Juan Pablo Bernal: FEMSA operates in nine Latin American countries, which are all serviced through shared services centers. We run three Shared Services Centers. First, in Monterrey, Mexico, where we operate a finance center servicing Mexico and part of Central America. Then we have a site in Mexico City, Federal District, which provides HR services for approximately 85,000 employees in the region. And finally, in Jacare’, Brazil, from which we provide finance and HR for Brazil only. We chose our locations strategically, to support a change management project underway.

SSON: To what extent is innovation driving your strategy? How does automation play a role?

Juan Pablo Bernal: Innovation is the main strategy that maintains our competitive edge, in shared services. Our main innovations leverage automation, as automation in shared services is the most effective lever for increasing productivity and growth.

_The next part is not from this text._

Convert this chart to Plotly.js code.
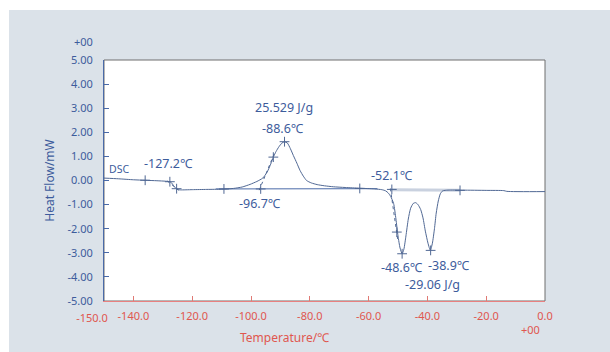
<!DOCTYPE html>
<html>
<head>
<meta charset="utf-8">
<script src="https://cdn.plot.ly/plotly-3.0.1.min.js"></script>
<style>
html,body{margin:0;padding:0;background:#ffffff;width:610px;height:352px;overflow:hidden;}
#chart{position:absolute;left:9px;top:10px;width:601px;height:342px;}
</style>
</head>
<body>
<div id="chart"></div>
<script>
// DSC curve: temperature (°C) vs heat flow (mW)
const tempC = [-150,-145,-140,-136,-132,-129,-127.6,-127.0,-126.3,-125.5,-124.8,-124,-120,-115,-110,-106,-103,-100.3,-98,-96,-94.5,-93.3,-92.4,-91.5,-90.5,-89.5,-88.6,-87.6,-86.6,-85.6,-84.4,-83.3,-82.2,-81.1,-79.5,-77.5,-75,-72,-68,-63,-58,-55.5,-54.2,-53.3,-52.5,-51.5,-50.7,-50,-49.3,-48.6,-48,-47.3,-46.5,-45.7,-44.8,-44.0,-43.2,-42.3,-41.5,-40.7,-39.8,-39.0,-38.3,-37.6,-37,-36.3,-35.6,-34.8,-33,-28,-20,-14,-13,0];
const heatFlow = [0.10,0.07,0.03,0.01,-0.01,-0.03,-0.05,-0.10,-0.22,-0.33,-0.38,-0.39,-0.38,-0.37,-0.36,-0.33,-0.27,-0.16,-0.04,0.10,0.35,0.68,0.97,1.20,1.40,1.55,1.61,1.55,1.32,1.04,0.72,0.41,0.18,0.00,-0.10,-0.17,-0.22,-0.26,-0.29,-0.32,-0.35,-0.38,-0.43,-0.52,-0.66,-0.95,-1.6,-2.3,-2.8,-3.04,-2.85,-2.3,-1.6,-1.15,-0.95,-0.92,-1.0,-1.2,-1.55,-2.1,-2.6,-2.9,-2.6,-2.0,-1.35,-0.85,-0.55,-0.43,-0.40,-0.40,-0.41,-0.42,-0.45,-0.46];

// analysis points ("+" marks)
const markT  = [-136,-127.6,-125.3,-109.2,-96.7,-92.4,-88.6,-63,-52.1,-50.4,-48.6,-38.9,-28.9];
const markHF = [0.01,-0.05,-0.34,-0.35,-0.35,0.97,1.61,-0.33,-0.37,-2.14,-3.04,-2.9,-0.41];

// baselines and tangents
const exoBaseT = [-112,-57];
const exoBaseHF = [-0.35,-0.34];
const endoBaseT = [-52.1,-28.9];
const endoBaseHF = [-0.38,-0.40];
const exoTanT = [-97.2,-91.8];
const exoTanHF = [-0.40,1.20];
const endoTanT = [-52.6,-50.1];
const endoTanHF = [-0.33,-2.45];
const stepTanT = [-128.5,-124.6];
const stepTanHF = [-0.02,-0.40];

// tick labels
const xTickVals = [-140,-120,-100,-80,-60,-40,-20,0];
const xTickText = ['-140.0','-120.0','-100.0','-80.0','-60.0','-40.0','-20.0','0.0'];
const xFirstVal = [-150];
const xFirstText = ['-150.0'];
const yTickVals = [-5,-4,-3,-2,-1,0,1,2,3,4,5];
const yTickText = ['-5.00','-4.00','-3.00','-2.00','-1.00','0.00','1.00','2.00','3.00','4.00','5.00'];

// labels on the curve
const labelText = ['DSC','-127.2℃','25.529 J/g','-88.6℃','-96.7℃','-52.1℃','-48.6℃','-38.9℃','-29.06 J/g'];
const labelT    = [-145.0,-128.0,-88.7,-89.2,-96.9,-52.2,-48.5,-32.5,-38.3];
const labelHF   = [0.46,0.72,3.02,2.14,-0.97,0.22,-3.62,-3.53,-4.33];

const curveColor = '#506894';
const blue = '#3d5c9c';
const red = '#e0574f';
const FONT = '"Noto Sans", "Open Sans", "DejaVu Sans", sans-serif';

const traces = [
  {x: endoBaseT, y: endoBaseHF, mode:'lines', line:{color:'#c9d1df', width:3}, hoverinfo:'skip', showlegend:false},
  {x: exoBaseT, y: exoBaseHF, mode:'lines', line:{color:'#4a6aa8', width:1}, hoverinfo:'skip', showlegend:false},
  {x: exoTanT, y: exoTanHF, mode:'lines', line:{color:curveColor, width:1, dash:'dot'}, hoverinfo:'skip', showlegend:false},
  {x: endoTanT, y: endoTanHF, mode:'lines', line:{color:curveColor, width:1, dash:'dot'}, hoverinfo:'skip', showlegend:false},
  {x: stepTanT, y: stepTanHF, mode:'lines', line:{color:curveColor, width:1, dash:'dot'}, hoverinfo:'skip', showlegend:false},
  {x: tempC, y: heatFlow, mode:'lines', line:{color:curveColor, width:1, shape:'spline', smoothing:0.6}, name:'DSC', showlegend:false},
  {x: markT, y: markHF, mode:'markers', marker:{symbol:'cross-thin', size:7, line:{color:curveColor, width:1}}, hoverinfo:'skip', showlegend:false},
  {x: xFirstVal, y: [null], xaxis:'x2', yaxis:'y', mode:'markers', hoverinfo:'skip', showlegend:false}
];

const annotations = labelText.map((t,i)=>({
  x: labelT[i], y: labelHF[i], xref:'x', yref:'y', text:t, showarrow:false,
  font:{family:FONT, size: i===0 ? 10.5 : 12.5, color: blue}, xanchor:'center', yanchor:'middle'
}));
annotations.push({xref:'paper', yref:'paper', x:-0.047, y:1.075, text:'+00', showarrow:false,
  font:{family:FONT, size:11, color: blue}, xanchor:'center', yanchor:'middle'});
annotations.push({xref:'paper', yref:'paper', x:0.967, y:-0.12, text:'+00', showarrow:false,
  font:{family:FONT, size:11, color: red}, xanchor:'center', yanchor:'middle'});
annotations.push({xref:'paper', yref:'paper', x:0.41, y:-0.15, text:'Temperature/℃', showarrow:false,
  font:{family:FONT, size:12, color: red}, xanchor:'center', yanchor:'middle'});

const layout = {
  width: 601, height: 342,
  margin: {l:95, r:64.5, t:50, b:51},
  paper_bgcolor: '#dbe2e9',
  plot_bgcolor: '#ffffff',
  font: {family: FONT},
  showlegend: false,
  xaxis: {
    range: [-150, 0], tickvals: xTickVals, ticktext: xTickText,
    ticks: 'inside', ticklen: 5, tickcolor: '#e07a74', tickwidth: 1,
    showline: true, linecolor: '#e88080', linewidth: 1,
    showgrid: false, zeroline: false, tickangle: 0,
    tickfont: {family: FONT, size: 11, color: red},
    ticklabelstandoff: 5
  },
  xaxis2: {
    overlaying: 'x', anchor: 'y', side: 'bottom', range: [-150, 0],
    tickvals: xFirstVal, ticktext: xFirstText,
    ticks: '', showline: false, showgrid: false, zeroline: false, tickangle: 0,
    tickfont: {family: FONT, size: 11, color: red},
    ticklabelshift: -12, ticklabelstandoff: 9
  },
  yaxis: {
    range: [-5, 5], tickvals: yTickVals, ticktext: yTickText,
    ticks: 'inside', ticklen: 5, tickcolor: '#4a6aa8', tickwidth: 1,
    showline: true, linecolor: '#4a6aa8', linewidth: 1,
    showgrid: false, zeroline: false,
    tickfont: {family: FONT, size: 11, color: blue},
    ticklabelstandoff: 8,
    title: {text: 'Heat Flow/mW', font: {family: FONT, size: 12, color: blue}, standoff: 10}
  },
  shapes: [
    {type:'rect', xref:'paper', yref:'paper', x0:0, x1:1, y0:0, y1:1, line:{color:'#6e6e6e', width:1}, layer:'below'}
  ],
  annotations: annotations
};

Plotly.newPlot('chart', traces, layout, {staticPlot: true, displayModeBar: false});
</script>
</body>
</html>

SSON: What are some of the greatest challenges you have run into? How have your operations been impacted by the tremendously difficult markets we have all faced?

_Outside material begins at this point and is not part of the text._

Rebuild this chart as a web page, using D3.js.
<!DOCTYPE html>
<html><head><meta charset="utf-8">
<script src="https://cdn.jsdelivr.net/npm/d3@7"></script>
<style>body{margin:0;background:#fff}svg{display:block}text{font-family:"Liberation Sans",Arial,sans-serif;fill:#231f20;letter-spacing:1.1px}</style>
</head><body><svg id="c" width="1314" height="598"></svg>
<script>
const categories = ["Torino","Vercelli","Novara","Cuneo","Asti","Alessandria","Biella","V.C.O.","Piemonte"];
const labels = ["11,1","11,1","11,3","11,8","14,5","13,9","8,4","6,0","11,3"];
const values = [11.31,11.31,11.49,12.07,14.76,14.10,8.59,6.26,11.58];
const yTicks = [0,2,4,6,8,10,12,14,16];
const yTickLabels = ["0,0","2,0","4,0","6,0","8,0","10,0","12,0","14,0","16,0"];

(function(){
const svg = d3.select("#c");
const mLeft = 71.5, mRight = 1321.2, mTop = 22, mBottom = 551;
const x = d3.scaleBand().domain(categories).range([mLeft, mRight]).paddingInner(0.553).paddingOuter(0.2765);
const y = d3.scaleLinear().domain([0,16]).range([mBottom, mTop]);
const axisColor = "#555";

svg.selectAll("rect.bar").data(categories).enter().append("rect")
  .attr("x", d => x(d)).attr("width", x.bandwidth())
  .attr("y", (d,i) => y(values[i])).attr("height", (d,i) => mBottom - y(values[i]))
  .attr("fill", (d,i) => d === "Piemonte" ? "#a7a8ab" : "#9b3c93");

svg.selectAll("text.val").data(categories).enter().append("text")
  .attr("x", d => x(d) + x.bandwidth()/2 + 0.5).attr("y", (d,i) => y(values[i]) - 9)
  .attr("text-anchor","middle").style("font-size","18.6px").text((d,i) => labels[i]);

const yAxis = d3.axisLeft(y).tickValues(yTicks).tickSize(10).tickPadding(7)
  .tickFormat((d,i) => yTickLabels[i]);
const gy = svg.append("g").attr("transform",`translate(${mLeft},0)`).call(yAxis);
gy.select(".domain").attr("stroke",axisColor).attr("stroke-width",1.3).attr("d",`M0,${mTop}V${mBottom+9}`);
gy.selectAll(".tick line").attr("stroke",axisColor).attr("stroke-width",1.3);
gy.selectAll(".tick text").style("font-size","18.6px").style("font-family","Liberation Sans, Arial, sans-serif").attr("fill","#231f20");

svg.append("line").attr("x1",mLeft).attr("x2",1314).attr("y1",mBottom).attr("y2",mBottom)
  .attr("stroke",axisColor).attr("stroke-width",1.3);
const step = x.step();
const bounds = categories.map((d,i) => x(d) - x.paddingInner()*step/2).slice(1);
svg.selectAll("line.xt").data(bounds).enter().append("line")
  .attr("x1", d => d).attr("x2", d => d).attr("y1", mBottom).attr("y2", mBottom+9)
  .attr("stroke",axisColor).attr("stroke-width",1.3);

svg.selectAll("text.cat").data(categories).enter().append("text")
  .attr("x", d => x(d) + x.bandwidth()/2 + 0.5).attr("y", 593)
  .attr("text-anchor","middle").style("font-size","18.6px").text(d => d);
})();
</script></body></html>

Juan Pablo Bernal: The key challenge we have faced was to manage the growth of the SSC while at the same time supporting the transformation of the business units we serve. We have been fortunate, however, that the industry we operate in is a 'defensive' one, which has enabled us to limit the impact of the economic crisis.

SSON: Is outsourcing on your agenda? What kind of discussions have you had? If you were to choose this route, would you look to global providers or choose a regional partner?

Juan Pablo Bernal: The scale of FEMSA is such that we are able to operate efficiently with our own resources. Although in the short term we have struck some strategic alliances with key players (banks), we don't foresee evaluating outsourcing options in the short term.

SSON: What is FEMSA's strategy in the medium term?

Juan Pablo Bernal: Our goal in the medium term is to work on demand at 100%. We are working on this strategy. It represents the new paradigm for the SSC.